If you can’t hit 60fps at 1080p with Nanite enabled, you’re doing something wrong, buddy. I’ve got a fairly dense forest scene and it’s just shy of 60fps running on a 5700xt (this is a GPU with an architecture a generation older than current gen consoles) with a 1080p render target in the least performant area. If I disable Lumen it jumps up to ~90fps. Lumen is the performance killer in UE 5, not Nanite.

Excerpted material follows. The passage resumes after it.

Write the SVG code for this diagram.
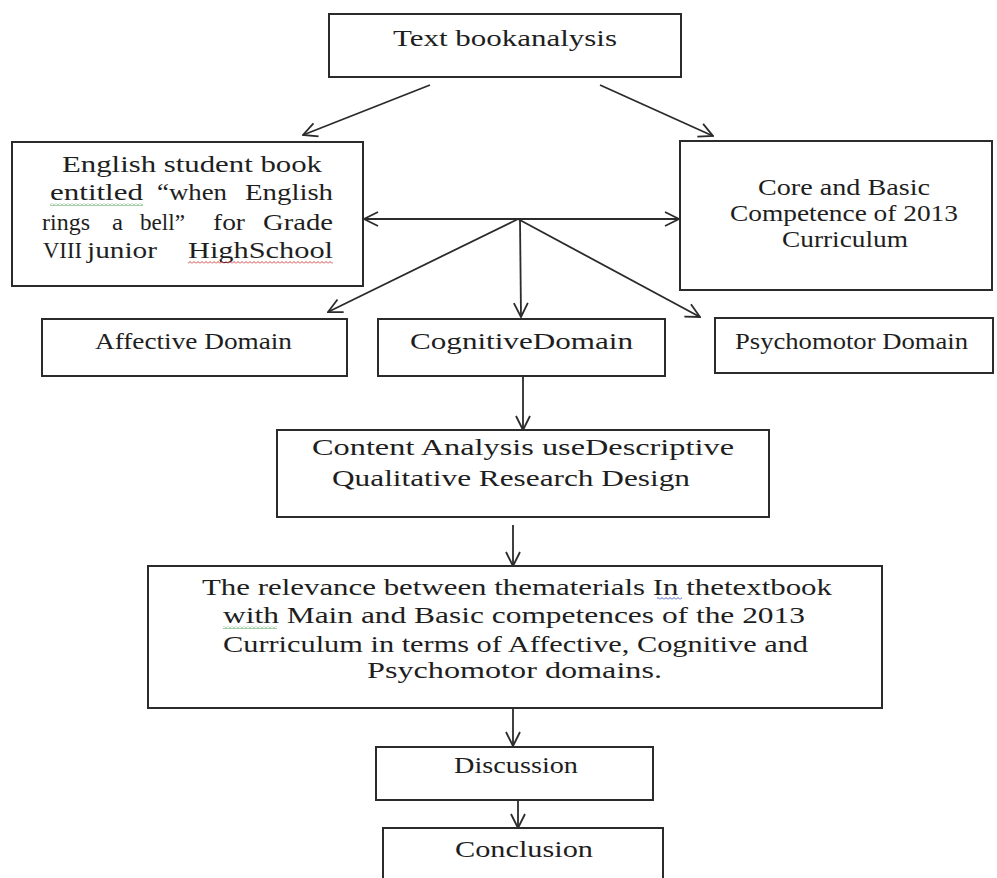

This is quite possibly the dumbest possible way to try to prove your point. You’re taking the final submitted frame data, with no knowledge of what the original assets are or what kind of rendering optimizations this game’s engine are doing to that data before submitting it to the GPU, and then sticking it in Unreal (also, as far as I can tell, you’re not putting the camera in the same place relative to the scene as wherever it was when you captured it. Also everything appears to be one material, which is obviously not how it rendered in the original. Also also your reconstruction is clearly non-manifold, implying some other advanced stuff going on under the hood in that engine).

If I dumped a Nanite frame and reconstructed it and put it back into Unreal again, guess what? It will render faster! Y’know why? Because the raster optimization that Nanite does dynamically is now precalculated and static. Rendering the whole test meaningless.